CRÓNICA | Paralelo 39 N
O dia em que as pessoas se esqueceram
Por JOSÉ CARLOS ADÃO
Era um domingo de manhã. O dia tinha começado às 7 da manhã. Nesse dia, perdido num solarengo mês de maio, um e outro tinham-se levantado perto das 5 da madrugada.
Abriram a porta e puseram uma caixa preta no meio da mesa. Ao lado, dois livros grandes onde estavam nomes e nomes. Os livros tinham listas e essas listas eram nomes de pessoas. Homens, mulheres, todos adultos. Pessoas que iam aparecer. Pessoas que tinham de aparecer nesse dia.
Era um domingo de manhã como tantos e um e o outro estavam a aguardar a chegada das pessoas. Essas pessoas que deviam aparecer. Essas mesmas pessoas que iam decidir. Tinham na sua mão o poder de decidir.
Como um e o outro, em tantos lugares da Europa tão diferentes, havia uns e outros que também abriram as portas e puseram as caixas pretas no meio da mesa. Aguardavam. Esperavam a partir das 8 que as pessoas que iam decidir chegassem. Olhavam-se e falavam sobre coisas banais. Falavam em diferentes línguas, tinham cores e área diferentes mas todas aguardavam pessoas que iam decidir e todas tinham uma caixa e livros com folhas e com listas. Um e outro aguardavam e ouviam o silêncio.
Do outro lado da porta, não havia ruído, do lado de dentro, o silêncio começava a instalar-se. Um e o outro tinham já decidido, tinham já colocado o poder, a sua decisão na caixa preta que, esperavam, fosse crucial para o bem comum por essa Europa fora. Pensavam no que teriam feito os uns e os outros como eles, que aguardavam as pessoas que viriam, as pessoas que iam chegar e decidir.
As horas começaram a passar no domingo, no dia solarengo em que chegariam outros como aqueles que esperavam. No entanto, os outros não chegaram. Ninguém apareceu. A caixa permanecia na mesa, as listas também e as pessoas não se viram. Ninguém veio decidir. Ninguém se lembrou. Desde lá de cima, do frio até ao calor dos que perto do Mediterrâneo ou do Atlântico viviam, ninguém apareceu.

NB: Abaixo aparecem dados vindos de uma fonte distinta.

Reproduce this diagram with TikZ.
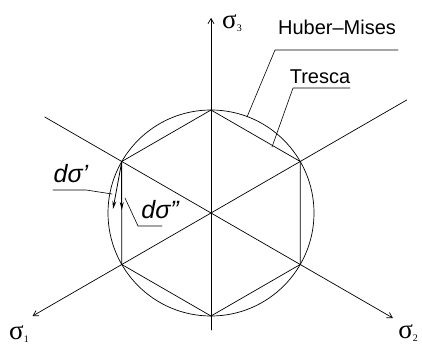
\documentclass[tikz,border=0pt]{standalone}
\usepackage{fontspec}
\setmainfont{Liberation Sans}
\newfontfamily\greekfont{Liberation Serif}
\usetikzlibrary{calc,arrows.meta}

\begin{document}
\begin{tikzpicture}[line cap=round,line join=round,x=1pt,y=1pt,
    axis/.style={line width=0.7pt,-{Straight Barb[length=5pt,width=6pt]}},
    leader/.style={line width=0.6pt},
    darrow/.style={line width=0.8pt,-{Stealth[length=8pt,width=4pt]}},
    axlabel/.style={inner sep=0pt,font=\greekfont\fontsize{27}{30}\selectfont},
    txtlabel/.style={inner sep=0pt,font=\fontsize{20}{24}\selectfont}]
	\useasboundingbox (0,0) rectangle (422,347);
	\coordinate (O) at (211,134);
	% axes
	\draw [axis] (211,17) -- (211,329);
	\draw [line width=0.7pt] ($(O)+(150:192)$) -- (O);
	\draw [axis] (O) -- ($(O)+(-30:210)$);
	\draw [line width=0.7pt] ($(O)+(30:226)$) -- (O);
	\draw [axis] (O) -- ($(O)+(210:206)$);
	% Huber-Mises circle and Tresca hexagon
	\draw [line width=0.7pt] (O) circle (103);
	\foreach \a in {90,150,210,270,330,30}
		\coordinate (v\a) at ($(O)+(\a:103)$);
	\draw [line width=0.7pt] (v90) -- (v150) -- (v210) -- (v270) -- (v330) -- (v30) -- cycle;
	% labels
	\node[axlabel,anchor=west] (s3) at (222,324) {σ\raisebox{-3pt}{\fontsize{10}{12}\selectfont 3}};
	\node[axlabel,anchor=west] (s1) at (9,13) {σ\raisebox{-3pt}{\fontsize{10}{12}\selectfont 1}};
	\node[axlabel,anchor=east] (s2) at (418,14) {σ\raisebox{-3pt}{\fontsize{10}{12}\selectfont 2}};
	\node[txtlabel] (huber) at (337,320) {Huber–Mises};
	\node[txtlabel] (tresca) at (320,270) {Tresca};
	\node[txtlabel,font=\itshape\fontsize{25}{28}\selectfont] (dsa) at (71,173) {dσ'};
	\node[txtlabel,font=\itshape\fontsize{25}{28}\selectfont] (dsb) at (160,137) {dσ''};
	% leaders
	\draw [leader] (398,297) -- (275,297) -- (247,230);
	\draw [leader] (350,259) -- (293,259) -- (272,200);
	\draw [leader] (53,157) -- (86,157) -- (112,153);
	\draw [leader] (162,121) -- (138,121) -- (125,149);
	% increments
	\draw [darrow] (v150) -- (113,138);
	\draw [darrow] (v150) -- (v150 |- 0,137);
\end{tikzpicture}
\end{document}
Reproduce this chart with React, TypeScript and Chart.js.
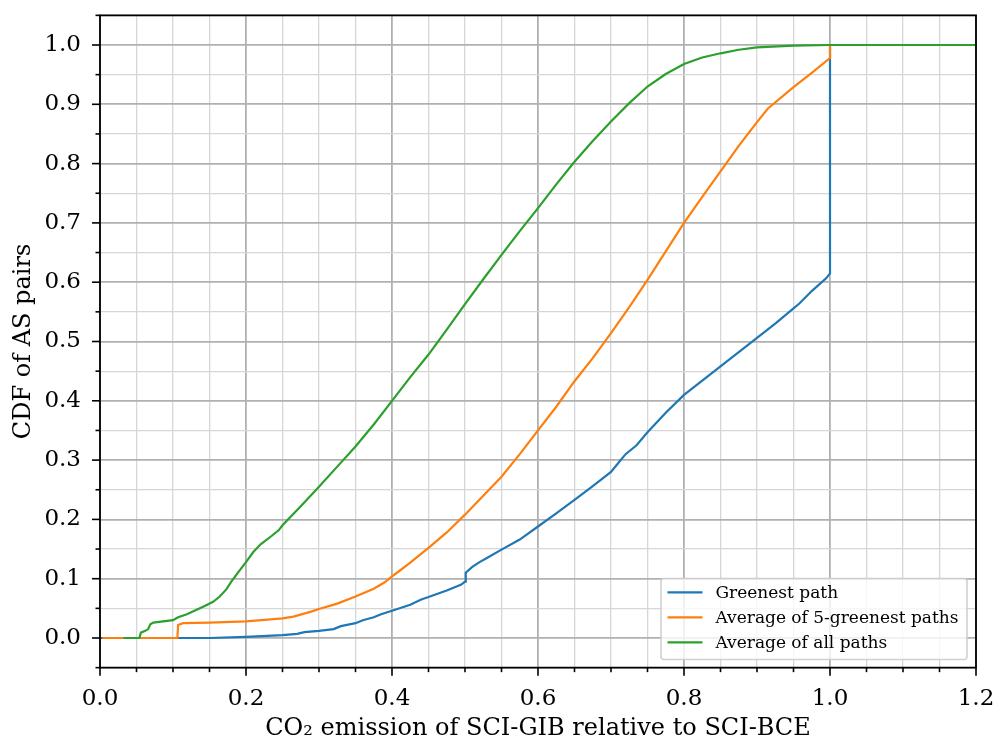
import React, { useEffect, useRef } from 'react';
import { Chart, registerables } from 'chart.js';
Chart.register(...registerables);

const seriesLabels = ['Greenest path', 'Average of 5-greenest paths', 'Average of all paths'];
const seriesColors = ['#1f77b4', '#ff7f0e', '#2ca02c'];

const greenestX = [0.0, 0.15, 0.2, 0.25, 0.27, 0.28, 0.3, 0.32, 0.33, 0.35, 0.36, 0.375, 0.385, 0.4, 0.425, 0.44, 0.45, 0.475, 0.495, 0.5, 0.501, 0.51, 0.52, 0.53, 0.55, 0.575, 0.6, 0.625, 0.65, 0.675, 0.7, 0.71, 0.72, 0.735, 0.75, 0.775, 0.8, 0.825, 0.85, 0.875, 0.9, 0.925, 0.95, 0.958, 0.975, 0.995, 1.0, 1.0];
const greenestY = [0.0, 0.0, 0.002, 0.005, 0.007, 0.01, 0.012, 0.015, 0.02, 0.025, 0.03, 0.035, 0.04, 0.046, 0.056, 0.065, 0.069, 0.08, 0.09, 0.095, 0.11, 0.12, 0.128, 0.135, 0.149, 0.166, 0.188, 0.21, 0.233, 0.256, 0.28, 0.295, 0.31, 0.325, 0.347, 0.38, 0.41, 0.434, 0.458, 0.482, 0.506, 0.53, 0.556, 0.564, 0.585, 0.607, 0.615, 1.0];

const top5X = [0.003, 0.106, 0.107, 0.114, 0.15, 0.2, 0.25, 0.265, 0.288, 0.3, 0.325, 0.35, 0.375, 0.39, 0.4, 0.41, 0.425, 0.45, 0.475, 0.5, 0.525, 0.55, 0.575, 0.6, 0.625, 0.65, 0.675, 0.7, 0.725, 0.75, 0.775, 0.8, 0.825, 0.85, 0.875, 0.9, 0.915, 0.95, 0.975, 1.0, 1.0];
const top5Y = [0.0, 0.0, 0.022, 0.025, 0.026, 0.028, 0.033, 0.036, 0.044, 0.049, 0.058, 0.07, 0.083, 0.094, 0.104, 0.113, 0.127, 0.152, 0.178, 0.208, 0.24, 0.272, 0.31, 0.35, 0.39, 0.433, 0.472, 0.514, 0.558, 0.604, 0.652, 0.7, 0.744, 0.787, 0.83, 0.87, 0.893, 0.929, 0.953, 0.978, 1.0];

const allX = [0.032, 0.054, 0.056, 0.062, 0.066, 0.069, 0.073, 0.1, 0.107, 0.119, 0.142, 0.155, 0.164, 0.173, 0.181, 0.19, 0.2, 0.21, 0.22, 0.235, 0.245, 0.25, 0.275, 0.3, 0.325, 0.35, 0.375, 0.4, 0.425, 0.45, 0.475, 0.5, 0.525, 0.55, 0.575, 0.6, 0.625, 0.65, 0.675, 0.7, 0.725, 0.75, 0.775, 0.8, 0.825, 0.85, 0.875, 0.9, 0.95, 1.0, 1.2];
const allY = [0.0, 0.0, 0.009, 0.012, 0.015, 0.023, 0.026, 0.03, 0.035, 0.04, 0.053, 0.061, 0.07, 0.082, 0.097, 0.112, 0.128, 0.145, 0.158, 0.172, 0.182, 0.19, 0.222, 0.255, 0.289, 0.323, 0.36, 0.4, 0.44, 0.478, 0.52, 0.563, 0.605, 0.646, 0.686, 0.725, 0.765, 0.803, 0.838, 0.871, 0.902, 0.93, 0.951, 0.968, 0.979, 0.986, 0.992, 0.996, 0.999, 1.0, 1.0];

const xMin = 0, xMax = 1.2, yMin = -0.05, yMax = 1.05;
const xTickLabels = ['0.0', '0.2', '0.4', '0.6', '0.8', '1.0', '1.2'];
const yTickLabels = ['0.0', '0.1', '0.2', '0.3', '0.4', '0.5', '0.6', '0.7', '0.8', '0.9', '1.0'];
const xTitle = 'CO\u2082 emission of SCI-GIB relative to SCI-BCE';
const yTitle = 'CDF of AS pairs';

const FONT = "'DejaVu Serif', serif";
const isMajorX = (v: number) => Math.round(v * 20) % 4 === 0;
const isMajorY = (v: number) => Math.round(v * 20) % 2 === 0;
const fmt = (v: number) => { const r = Math.round(v * 10) / 10; return (r === 0 ? 0 : r).toFixed(1); };

const decorPlugin = {
  id: 'mplDecor',
  afterDraw(chart: any) {
    const { ctx, chartArea, scales } = chart;
    const { left, right, top, bottom } = chartArea;
    ctx.save();
    ctx.strokeStyle = '#000';
    ctx.lineWidth = 1.6;
    scales.x.ticks.forEach((t: any) => {
      if (t.value < xMin - 1e-9 || t.value > xMax + 1e-9) return;
      const px = scales.x.getPixelForValue(t.value);
      const len = isMajorX(t.value) ? 8 : 4.5;
      ctx.beginPath(); ctx.moveTo(px, bottom); ctx.lineTo(px, bottom + len); ctx.stroke();
    });
    scales.y.ticks.forEach((t: any) => {
      const py = scales.y.getPixelForValue(t.value);
      const len = isMajorY(t.value) ? 8 : 4.5;
      ctx.beginPath(); ctx.moveTo(left, py); ctx.lineTo(left - len, py); ctx.stroke();
    });
    ctx.lineWidth = 1.8;
    ctx.strokeRect(left, top, right - left, bottom - top);
    // legend
    const bx = 661, by = 578.5, bw = 306, bh = 81;
    ctx.fillStyle = 'rgba(255,255,255,0.8)';
    ctx.strokeStyle = 'rgba(204,204,204,0.9)';
    ctx.lineWidth = 1.6;
    ctx.beginPath();
    (ctx as any).roundRect(bx, by, bw, bh, 3);
    ctx.fill(); ctx.stroke();
    ctx.font = `17px ${FONT}`;
    ctx.textBaseline = 'middle';
    ctx.textAlign = 'left';
    chart.data.datasets.forEach((ds: any, i: number) => {
      const yy = 592.3 + i * 25;
      ctx.strokeStyle = ds.borderColor;
      ctx.lineWidth = 2.2;
      ctx.beginPath(); ctx.moveTo(667.5, yy); ctx.lineTo(702.5, yy); ctx.stroke();
      ctx.fillStyle = '#000';
      ctx.fillText(ds.label, 715.5, yy + 1);
    });
    ctx.restore();
  },
};

const toPts = (xs: number[], ys: number[]) => xs.map((x, i) => ({ x, y: ys[i] }));

export default function App() {
  const ref = useRef<HTMLCanvasElement>(null);
  useEffect(() => {
    document.body.style.margin = '0';
    const c = ref.current!;
    const series = [toPts(greenestX, greenestY), toPts(top5X, top5Y), toPts(allX, allY)];
    const chart = new Chart(c, {
      type: 'scatter',
      data: {
        datasets: series.map((d, i) => ({
          label: seriesLabels[i],
          data: d,
          showLine: true,
          borderColor: seriesColors[i],
          backgroundColor: seriesColors[i],
          borderWidth: 2.2,
          pointRadius: 0,
          tension: 0,
          order: 2 - i,
        })),
      },
      options: {
        animation: false,
        responsive: false,
        events: [],
        layout: { padding: { left: 0, right: 21, top: 15.35, bottom: 0 } },
        plugins: { legend: { display: false }, tooltip: { enabled: false } },
        scales: {
          x: {
            type: 'linear', min: xMin, max: xMax,
            afterFit: (s: any) => { s.height = 72.35; s.paddingLeft = 0; s.paddingRight = 0; },
            border: { display: false },
            grid: {
              drawTicks: false,
              color: (c: any) => (c.tick && isMajorX(c.tick.value) ? '#b0b0b0' : '#d6d6d6'),
              lineWidth: (c: any) => (c.tick && isMajorX(c.tick.value) ? 1.8 : 1.3),
            },
            ticks: {
              stepSize: 0.05, autoSkip: false, maxRotation: 0, padding: 18,
              color: '#000', font: { family: FONT, size: 23 },
              callback: (v: any) => { const s = fmt(Number(v)); return isMajorX(Number(v)) && xTickLabels.includes(s) ? s : ''; },
            },
            title: { display: true, text: xTitle, color: '#000', font: { family: FONT, size: 24 }, padding: { top: 0, bottom: -3 } },
          },
          y: {
            type: 'linear', min: yMin, max: yMax,
            afterFit: (s: any) => { s.width = 100; s.paddingTop = 0; s.paddingBottom = 0; },
            border: { display: false },
            grid: {
              drawTicks: false,
              color: (c: any) => (c.tick && isMajorY(c.tick.value) ? '#b0b0b0' : '#d6d6d6'),
              lineWidth: (c: any) => (c.tick && isMajorY(c.tick.value) ? 1.8 : 1.3),
            },
            ticks: {
              stepSize: 0.05, autoSkip: false, padding: 19,
              color: '#000', font: { family: FONT, size: 23 },
              callback: (v: any) => { const s = fmt(Number(v)); return isMajorY(Number(v)) && yTickLabels.includes(s) && Number(v) > -0.01 ? s : ''; },
            },
            title: { display: true, text: yTitle, color: '#000', font: { family: FONT, size: 24 }, padding: { top: 9, bottom: 0 } },
          },
        },
      },
      plugins: [decorPlugin],
    } as any);
    return () => chart.destroy();
  }, []);
  return <canvas ref={ref} width={997} height={740} style={{ display: 'block' }} />;
}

O dia passou e a caixa continuava vazia. Um olhava o outro em silêncio, numa angústia que já se notava e conheciam bem as consequências. As pessoas esqueceram-se, as pessoas ignoraram o peso da sua decisão e deixaram a ninguém esse compromisso. A caixa, nesse momento transformou-se em caixão. Passou a ser o depósito vazio da esperança na União. O caixão não tinha poder suficiente e a União desmembrou-se nesse dia. No dia em que as pessoas se esqueceram, as caixas passaram a chamar-se urnas e ninguém mais votou…As únicas duas pessoas que se lembraram, morreram anos e depois e, junto de si, levaram a última memória do papel que era a sua decisão.
Ninguém mais votou. Ninguém mais teve poder de decisão, ninguém mais teve liberdade porque, para haver liberdade tem de haver memória.